### GIVEN PROBLEM
Pictures stay out. Extract the lines below from the first one through the line with "7.36, 7.40, 7.45, 7.50, 7.55, 7.62, 7.71, 7.835]", both included.

### RAW DATA

◇ ◇ ◇ ◇

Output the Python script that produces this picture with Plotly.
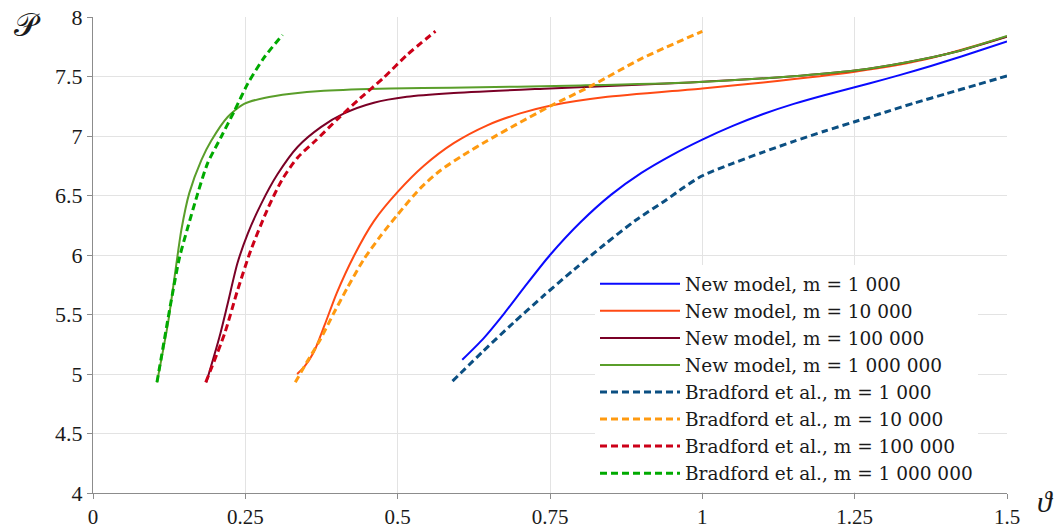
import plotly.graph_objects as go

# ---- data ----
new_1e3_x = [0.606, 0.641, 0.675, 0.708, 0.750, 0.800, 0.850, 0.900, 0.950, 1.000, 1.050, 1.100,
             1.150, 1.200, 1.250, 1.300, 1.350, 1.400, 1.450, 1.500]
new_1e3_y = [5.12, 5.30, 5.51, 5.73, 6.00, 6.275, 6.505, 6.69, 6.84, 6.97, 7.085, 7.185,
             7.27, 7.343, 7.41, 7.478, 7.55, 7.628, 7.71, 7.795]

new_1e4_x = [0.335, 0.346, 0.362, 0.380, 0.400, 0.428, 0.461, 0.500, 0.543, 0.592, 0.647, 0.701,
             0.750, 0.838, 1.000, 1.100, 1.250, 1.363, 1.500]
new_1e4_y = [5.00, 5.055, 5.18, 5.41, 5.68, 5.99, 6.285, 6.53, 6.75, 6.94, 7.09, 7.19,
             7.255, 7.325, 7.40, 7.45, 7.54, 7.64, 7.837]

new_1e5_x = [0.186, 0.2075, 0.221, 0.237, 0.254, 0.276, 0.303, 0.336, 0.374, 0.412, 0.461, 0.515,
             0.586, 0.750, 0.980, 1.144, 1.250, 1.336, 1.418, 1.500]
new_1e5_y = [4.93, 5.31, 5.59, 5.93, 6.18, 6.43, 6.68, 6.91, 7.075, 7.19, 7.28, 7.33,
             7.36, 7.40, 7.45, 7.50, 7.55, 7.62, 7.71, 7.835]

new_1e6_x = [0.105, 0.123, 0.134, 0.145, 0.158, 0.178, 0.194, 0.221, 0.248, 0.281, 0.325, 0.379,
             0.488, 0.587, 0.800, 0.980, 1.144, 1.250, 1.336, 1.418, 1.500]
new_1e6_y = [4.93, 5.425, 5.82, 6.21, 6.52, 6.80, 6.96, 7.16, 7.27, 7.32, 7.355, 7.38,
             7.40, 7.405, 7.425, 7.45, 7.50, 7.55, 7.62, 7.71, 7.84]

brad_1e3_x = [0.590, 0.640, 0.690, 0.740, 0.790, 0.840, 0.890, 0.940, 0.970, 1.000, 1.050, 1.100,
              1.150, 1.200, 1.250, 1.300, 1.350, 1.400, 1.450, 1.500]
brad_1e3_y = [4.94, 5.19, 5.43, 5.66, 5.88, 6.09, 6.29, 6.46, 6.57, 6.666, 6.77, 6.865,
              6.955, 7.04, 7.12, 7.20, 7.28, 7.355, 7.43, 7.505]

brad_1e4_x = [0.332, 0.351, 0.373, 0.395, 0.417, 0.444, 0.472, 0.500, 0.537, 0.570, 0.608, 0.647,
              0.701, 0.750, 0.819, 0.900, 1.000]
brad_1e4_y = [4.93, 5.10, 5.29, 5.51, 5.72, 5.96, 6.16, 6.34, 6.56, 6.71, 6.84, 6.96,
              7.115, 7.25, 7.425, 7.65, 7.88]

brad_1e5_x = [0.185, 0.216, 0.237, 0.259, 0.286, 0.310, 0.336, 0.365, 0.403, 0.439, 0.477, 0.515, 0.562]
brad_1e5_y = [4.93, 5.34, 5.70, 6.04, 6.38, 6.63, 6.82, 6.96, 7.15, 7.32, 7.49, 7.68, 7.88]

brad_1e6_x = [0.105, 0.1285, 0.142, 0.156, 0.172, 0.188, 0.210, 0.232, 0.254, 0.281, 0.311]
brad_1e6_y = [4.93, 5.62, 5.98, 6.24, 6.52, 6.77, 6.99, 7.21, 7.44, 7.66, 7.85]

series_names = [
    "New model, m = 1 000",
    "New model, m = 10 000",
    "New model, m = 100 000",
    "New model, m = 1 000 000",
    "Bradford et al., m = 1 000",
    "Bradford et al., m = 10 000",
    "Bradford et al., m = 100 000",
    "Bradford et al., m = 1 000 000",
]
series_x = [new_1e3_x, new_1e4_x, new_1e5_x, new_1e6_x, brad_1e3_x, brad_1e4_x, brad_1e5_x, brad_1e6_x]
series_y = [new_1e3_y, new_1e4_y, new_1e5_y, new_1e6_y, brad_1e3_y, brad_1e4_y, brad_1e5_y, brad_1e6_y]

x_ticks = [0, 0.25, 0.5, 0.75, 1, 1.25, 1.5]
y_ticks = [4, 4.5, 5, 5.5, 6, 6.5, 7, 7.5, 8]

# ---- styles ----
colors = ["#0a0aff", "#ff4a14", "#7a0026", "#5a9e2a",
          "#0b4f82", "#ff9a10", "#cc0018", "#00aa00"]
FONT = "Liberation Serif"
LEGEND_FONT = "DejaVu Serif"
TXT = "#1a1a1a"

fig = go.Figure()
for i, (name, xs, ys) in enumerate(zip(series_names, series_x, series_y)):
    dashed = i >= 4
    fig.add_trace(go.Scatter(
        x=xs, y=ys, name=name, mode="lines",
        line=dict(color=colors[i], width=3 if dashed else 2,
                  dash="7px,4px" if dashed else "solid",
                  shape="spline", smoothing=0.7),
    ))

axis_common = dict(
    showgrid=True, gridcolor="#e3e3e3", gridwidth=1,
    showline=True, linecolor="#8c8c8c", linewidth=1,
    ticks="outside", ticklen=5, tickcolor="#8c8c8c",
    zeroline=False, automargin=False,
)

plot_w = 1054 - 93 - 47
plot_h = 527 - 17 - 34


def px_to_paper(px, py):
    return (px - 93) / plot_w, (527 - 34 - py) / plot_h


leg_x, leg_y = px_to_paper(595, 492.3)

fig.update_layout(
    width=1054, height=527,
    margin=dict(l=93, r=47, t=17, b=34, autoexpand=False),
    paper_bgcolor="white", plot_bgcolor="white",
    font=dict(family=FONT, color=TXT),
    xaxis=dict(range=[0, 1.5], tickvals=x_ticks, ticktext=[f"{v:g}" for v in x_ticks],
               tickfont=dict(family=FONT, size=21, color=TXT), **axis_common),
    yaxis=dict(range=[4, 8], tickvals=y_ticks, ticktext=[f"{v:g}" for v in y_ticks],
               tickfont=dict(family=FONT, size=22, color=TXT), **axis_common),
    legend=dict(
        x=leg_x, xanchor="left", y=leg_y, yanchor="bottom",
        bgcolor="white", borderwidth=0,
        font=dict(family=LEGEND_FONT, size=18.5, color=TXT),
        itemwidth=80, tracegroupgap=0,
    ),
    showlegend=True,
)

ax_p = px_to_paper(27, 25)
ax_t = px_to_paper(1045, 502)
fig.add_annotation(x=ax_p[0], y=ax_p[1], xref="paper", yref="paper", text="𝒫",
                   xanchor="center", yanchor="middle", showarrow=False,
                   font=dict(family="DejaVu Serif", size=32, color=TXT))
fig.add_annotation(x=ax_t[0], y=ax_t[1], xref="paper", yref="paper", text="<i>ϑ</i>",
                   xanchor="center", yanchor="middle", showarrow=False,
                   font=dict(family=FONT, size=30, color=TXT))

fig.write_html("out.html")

◇ ◇ ◇ ◇

### EXERCISE OUTPUT
Output the Python script that produces this picture with Plotly.
import plotly.graph_objects as go

# ---- data ----
new_1e3_x = [0.606, 0.641, 0.675, 0.708, 0.750, 0.800, 0.850, 0.900, 0.950, 1.000, 1.050, 1.100,
             1.150, 1.200, 1.250, 1.300, 1.350, 1.400, 1.450, 1.500]
new_1e3_y = [5.12, 5.30, 5.51, 5.73, 6.00, 6.275, 6.505, 6.69, 6.84, 6.97, 7.085, 7.185,
             7.27, 7.343, 7.41, 7.478, 7.55, 7.628, 7.71, 7.795]

new_1e4_x = [0.335, 0.346, 0.362, 0.380, 0.400, 0.428, 0.461, 0.500, 0.543, 0.592, 0.647, 0.701,
             0.750, 0.838, 1.000, 1.100, 1.250, 1.363, 1.500]
new_1e4_y = [5.00, 5.055, 5.18, 5.41, 5.68, 5.99, 6.285, 6.53, 6.75, 6.94, 7.09, 7.19,
             7.255, 7.325, 7.40, 7.45, 7.54, 7.64, 7.837]

new_1e5_x = [0.186, 0.2075, 0.221, 0.237, 0.254, 0.276, 0.303, 0.336, 0.374, 0.412, 0.461, 0.515,
             0.586, 0.750, 0.980, 1.144, 1.250, 1.336, 1.418, 1.500]
new_1e5_y = [4.93, 5.31, 5.59, 5.93, 6.18, 6.43, 6.68, 6.91, 7.075, 7.19, 7.28, 7.33,
             7.36, 7.40, 7.45, 7.50, 7.55, 7.62, 7.71, 7.835]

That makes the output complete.